Williams’ argument for denial included the observation that the rights that the unnamed company filed suit to protect and the information that consumer groups’ sought to unseal are “inextricably intertwined.” He said that the decision thus must be on jurisdictional considerations and asserted that his court has jurisdiction to “issue postappeal decisions that act in aid of the appeal.”

 

He concluded, “Here, a narrow decision vacating the Court’s Order conditionally granting the Consumer Groups’ Motion to Intervene acts to aid the Fourth Circuit’s resolution of the appeal by making it clear that…the Court does not believe that this is an appropriate case for permissive intervention.”

 

Williams also denied a previous request by the unnamed company for allowance of sole discretion to reveal specific information if “certain events unfolded,” pointing out that the “emergency situation that Plaintiff contemplated has not materialized.”

 

The case, Company Doe v. Tenenbaum et al., filed in 2011 (PSL, 10/12/11, p. 1), involves a company’s action to bar disclosure of a report posted on the saferproducts.gov database. The company asserted that the agency had received information showing the report to be materially inaccurate.

 

The court placed the company’s identity and other information about the situation under seal, pending the outcome of the case, because revealing it would have been tantamount to denial.
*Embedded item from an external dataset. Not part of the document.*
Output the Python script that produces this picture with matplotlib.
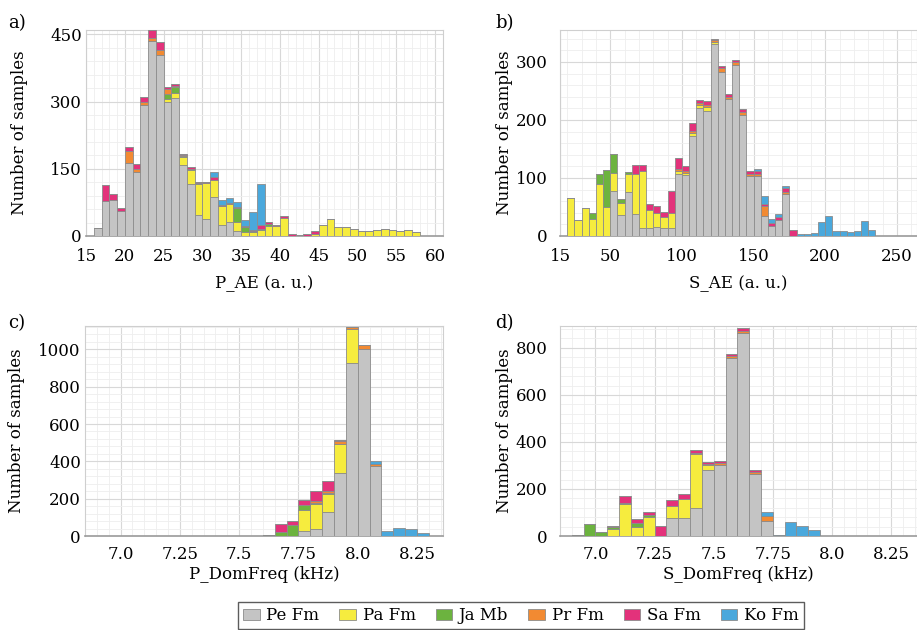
import matplotlib
matplotlib.use('Agg')
import matplotlib.pyplot as plt
from matplotlib.ticker import AutoMinorLocator, MultipleLocator
from matplotlib.patches import Patch

plt.rcParams['font.family'] = 'DejaVu Serif'
plt.rcParams['font.size'] = 12

names = ['Pe Fm', 'Pa Fm', 'Ja Mb', 'Pr Fm', 'Sa Fm', 'Ko Fm']
colors = ['#c4c4c4', '#f6ec3e', '#6cb33f', '#f28a32', '#e3327b', '#4aa8dc']

# ---- a) P_AE, bins of 1 a.u. starting at 16
a_left = [16, 17, 18, 19, 20, 21, 22, 23, 24, 25, 26, 27, 28, 29, 30, 31, 32, 33, 34, 35, 36,
          37, 38, 39, 40, 41, 42, 43, 44, 45, 46, 47, 48, 49, 50, 51, 52, 53, 54, 55, 56, 57]
a_pe = [18, 79, 81, 55, 162, 142, 293, 435, 405, 300, 309, 159, 117, 47, 39, 86, 24, 32, 12, 0, 0,
        0, 0, 0, 0, 0, 0, 0, 0, 0, 0, 0, 0, 0, 0, 0, 0, 0, 0, 0, 0, 0]
a_pa = [0, 0, 0, 0, 0, 0, 0, 0, 0, 7, 11, 17, 31, 70, 79, 38, 42, 39, 20, 10, 8,
        13, 22, 22, 41, 1, 0, 1, 4, 24, 39, 21, 19, 15, 12, 11, 13, 16, 13, 11, 13, 9]
a_ja = [0, 0, 0, 0, 0, 0, 0, 0, 0, 10, 13, 3, 2, 1, 0, 0, 2, 0, 31, 11, 3,
        2, 4, 0, 0, 0, 0, 0, 0, 0, 0, 0, 0, 0, 0, 0, 0, 0, 0, 0, 0, 0]
a_pr = [0, 0, 0, 0, 28, 8, 6, 6, 11, 12, 3, 2, 0, 0, 0, 0, 0, 0, 0, 0, 0,
        0, 0, 0, 0, 0, 0, 0, 0, 0, 0, 0, 0, 0, 0, 0, 0, 0, 0, 0, 0, 0]
a_sa = [0, 35, 12, 8, 9, 11, 12, 18, 17, 4, 3, 2, 3, 2, 3, 7, 1, 3, 2, 2, 3,
        9, 5, 3, 4, 4, 3, 4, 7, 0, 0, 0, 0, 0, 0, 0, 0, 0, 0, 0, 0, 0]
a_ko = [0, 0, 0, 0, 0, 0, 0, 0, 0, 0, 0, 0, 0, 0, 0, 12, 12, 11, 11, 12, 39,
        91, 0, 0, 0, 0, 0, 0, 0, 0, 0, 0, 0, 0, 0, 0, 0, 0, 0, 0, 0, 0]

# ---- b) S_AE, bins of 5 a.u. starting at 20
b_left = [20, 25, 30, 35, 40, 45, 50, 55, 60, 65, 70, 75, 80, 85, 90, 95, 100, 105, 110, 115, 120,
          125, 130, 135, 140, 145, 150, 155, 160, 165, 170, 175, 180, 185, 190, 195, 200, 205, 210,
          215, 220, 225, 230]
b_pe = [0, 0, 0, 0, 0, 0, 78, 36, 75, 38, 13, 14, 15, 13, 14, 106, 105, 172, 220, 216, 330,
        283, 236, 295, 208, 103, 103, 34, 17, 28, 72, 0, 0, 0, 0, 0, 0, 0, 0,
        0, 0, 0, 0]
b_pa = [66, 27, 49, 29, 89, 50, 30, 21, 31, 69, 99, 31, 24, 19, 25, 6, 4, 6, 6, 6, 4,
        0, 0, 0, 0, 0, 0, 0, 0, 0, 0, 0, 0, 0, 0, 0, 0, 0, 0,
        0, 0, 0, 0]
b_ja = [0, 0, 0, 10, 17, 63, 34, 6, 5, 0, 0, 0, 0, 0, 0, 0, 0, 0, 0, 0, 0,
        0, 0, 0, 0, 0, 0, 0, 0, 0, 0, 0, 0, 0, 0, 0, 0, 0, 0,
        0, 0, 0, 0]
b_pr = [0, 0, 0, 0, 0, 0, 0, 0, 0, 0, 0, 0, 0, 0, 0, 3, 3, 3, 3, 4, 3,
        6, 3, 4, 5, 4, 4, 18, 0, 0, 3, 0, 0, 0, 0, 0, 0, 0, 0,
        0, 0, 0, 0]
b_sa = [0, 0, 0, 0, 0, 0, 0, 0, 0, 15, 10, 11, 13, 9, 39, 19, 9, 13, 5, 6, 3,
        4, 5, 4, 5, 5, 5, 4, 6, 5, 7, 11, 0, 0, 0, 0, 0, 0, 0,
        0, 0, 0, 0]
b_ko = [0, 0, 0, 0, 0, 0, 0, 0, 0, 0, 0, 0, 0, 0, 0, 0, 0, 0, 0, 0, 0,
        0, 0, 0, 0, 0, 4, 13, 6, 5, 4, 0, 4, 4, 6, 24, 34, 8, 8,
        7, 9, 26, 11]

# ---- c) P_DomFreq, bins of 0.05 kHz
c_left = [7.50, 7.55, 7.60, 7.65, 7.70, 7.75, 7.80, 7.85, 7.90, 7.95, 8.00, 8.05, 8.10, 8.15, 8.20, 8.25]
c_pe = [1, 2, 1, 0, 0, 27, 36, 126, 335, 925, 1002, 375, 0, 0, 0, 0]
c_pa = [0, 0, 0, 0, 0, 113, 137, 99, 160, 185, 0, 0, 0, 0, 0, 0]
c_ja = [0, 0, 4, 23, 59, 27, 6, 4, 0, 0, 0, 0, 0, 0, 0, 0]
c_pr = [0, 0, 0, 0, 0, 0, 6, 10, 15, 10, 20, 12, 0, 0, 0, 0]
c_sa = [0, 0, 0, 40, 22, 26, 58, 58, 2, 0, 0, 0, 0, 0, 0, 0]
c_ko = [0, 0, 0, 0, 0, 0, 0, 0, 0, 0, 0, 15, 27, 41, 36, 14]

# ---- d) S_DomFreq, bins of 0.05 kHz
d_left = [6.90, 6.95, 7.00, 7.05, 7.10, 7.15, 7.20, 7.25, 7.30, 7.35, 7.40, 7.45, 7.50, 7.55,
          7.60, 7.65, 7.70, 7.75, 7.80, 7.85, 7.90]
d_pe = [0, 0, 0, 0, 0, 0, 0, 0, 78, 78, 118, 282, 303, 755, 862, 262, 62, 0, 0, 0, 0]
d_pa = [0, 0, 0, 28, 135, 40, 80, 0, 50, 78, 232, 20, 0, 0, 0, 0, 0, 0, 0, 0, 0]
d_ja = [4, 52, 18, 12, 6, 14, 8, 0, 0, 0, 0, 0, 0, 0, 0, 0, 0, 0, 0, 0, 0]
d_pr = [0, 0, 0, 0, 0, 0, 0, 0, 0, 0, 3, 4, 8, 10, 8, 12, 22, 0, 0, 0, 0]
d_sa = [0, 0, 0, 2, 30, 18, 15, 44, 25, 22, 12, 10, 10, 10, 15, 5, 0, 0, 0, 0, 0]
d_ko = [0, 0, 0, 0, 0, 0, 0, 0, 0, 0, 0, 0, 0, 0, 0, 0, 20, 5, 58, 42, 25]


def stacked(ax, left, width, series):
	bottom = [0] * len(left)
	for vals, col in zip(series, colors):
		ax.bar(left, vals, width=width, bottom=bottom, align='edge', color=col,
		       edgecolor='#8c8c8c', linewidth=0.6, zorder=3)
		bottom = [b + v for b, v in zip(bottom, vals)]


def style(ax, xpad, ypad, ylab_x):
	ax.set_axisbelow(True)
	ax.xaxis.set_minor_locator(AutoMinorLocator(5))
	ax.yaxis.set_minor_locator(AutoMinorLocator(5))
	ax.grid(which='major', color='#d8d8d8', linewidth=0.8)
	ax.grid(which='minor', color='#eeeeee', linewidth=0.6)
	ax.tick_params(which='both', length=0, labelsize=12)
	ax.tick_params(axis='x', pad=xpad)
	ax.tick_params(axis='y', pad=ypad)
	for s in ax.spines.values():
		s.set_color('#cfcfcf')
		s.set_linewidth(0.8)
	ax.spines['bottom'].set_color('#9a9a9a')
	ax.spines['bottom'].set_linewidth(1.2)
	ax.set_ylabel('Number of samples', fontsize=12)
	ax.yaxis.set_label_coords(ylab_x, 0.5)


fig = plt.figure(figsize=(9.17, 6.3), dpi=100)

ax = fig.add_axes([0.0938, 0.6254, 0.3893, 0.327])
stacked(ax, a_left, 1, [a_pe, a_pa, a_ja, a_pr, a_sa, a_ko])
style(ax, 9, 3, -0.162)
ax.set_xlim(15, 61)
ax.set_ylim(0, 460)
ax.set_xticks([15, 20, 25, 30, 35, 40, 45, 50, 55, 60])
ax.set_yticks([0, 150, 300, 450])
ax.set_xlabel('P_AE (a. u.)', fontsize=12, labelpad=7)

ax = fig.add_axes([0.6107, 0.6254, 0.3893, 0.327])
stacked(ax, b_left, 5, [b_pe, b_pa, b_ja, b_pr, b_sa, b_ko])
style(ax, 9, 9, -0.132)
ax.set_xlim(15, 264)
ax.set_ylim(0, 355)
ax.set_xticks([15, 50, 100, 150, 200, 250])
ax.xaxis.set_minor_locator(MultipleLocator(10))
ax.set_yticks([0, 100, 200, 300])
ax.set_xlabel('S_AE (a. u.)', fontsize=12, labelpad=7)

ax = fig.add_axes([0.0927, 0.1492, 0.3904, 0.3333])
stacked(ax, c_left, 0.05, [c_pe, c_pa, c_ja, c_pr, c_sa, c_ko])
style(ax, 7, 3, -0.168)
ax.set_xlim(6.85, 8.36)
ax.set_ylim(0, 1125)
ax.set_xticks([7.0, 7.25, 7.5, 7.75, 8.0, 8.25])
ax.set_xticklabels(['7.0', '7.25', '7.5', '7.75', '8.0', '8.25'])
ax.set_yticks([0, 200, 400, 600, 800, 1000])
ax.set_xlabel('P_DomFreq (kHz)', fontsize=12, labelpad=2)

ax = fig.add_axes([0.6107, 0.1492, 0.3893, 0.3333])
stacked(ax, d_left, 0.05, [d_pe, d_pa, d_ja, d_pr, d_sa, d_ko])
style(ax, 7, 9, -0.132)
ax.set_xlim(6.85, 8.36)
ax.set_ylim(0, 893)
ax.set_xticks([7.0, 7.25, 7.5, 7.75, 8.0, 8.25])
ax.set_xticklabels(['7.0', '7.25', '7.5', '7.75', '8.0', '8.25'])
ax.set_yticks([0, 200, 400, 600, 800])
ax.set_xlabel('S_DomFreq (kHz)', fontsize=12, labelpad=2)

for txt, x, y in [('a)', 0.009, 0.955), ('b)', 0.54, 0.955), ('c)', 0.009, 0.48), ('d)', 0.54, 0.48)]:
	fig.text(x, y, txt, fontsize=13)

handles = [Patch(facecolor=c, edgecolor='#8c8c8c', linewidth=0.6) for c in colors]
fig.legend(handles, names, loc='lower center', bbox_to_anchor=(0.568, -0.012), ncol=6,
           frameon=True, fancybox=False, edgecolor='#333333', fontsize=12,
           handlelength=1.0, handleheight=0.7, handletextpad=0.4, columnspacing=1.2,
           borderpad=0.3)

fig.savefig('out.png', dpi=100)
The court found for the company, calling CPSC’s actions “arbitrary and capricious” (PSL, 10/29/12, p. 1).

 

CPSC and the Department of Justice initially intended to appeal but did not, leaving Consumer Federation of America, Consumers Union and Public Citizen alone to pursue their appeal to unseal the documents (PSL, 12/24/12, p. 1).

 

The groups argue that the company’s interest in protecting its reputation meets neither the First Amendment compelling interest test nor a common law standard or secrecy. They also argue that sealing the case violates the common law right of access.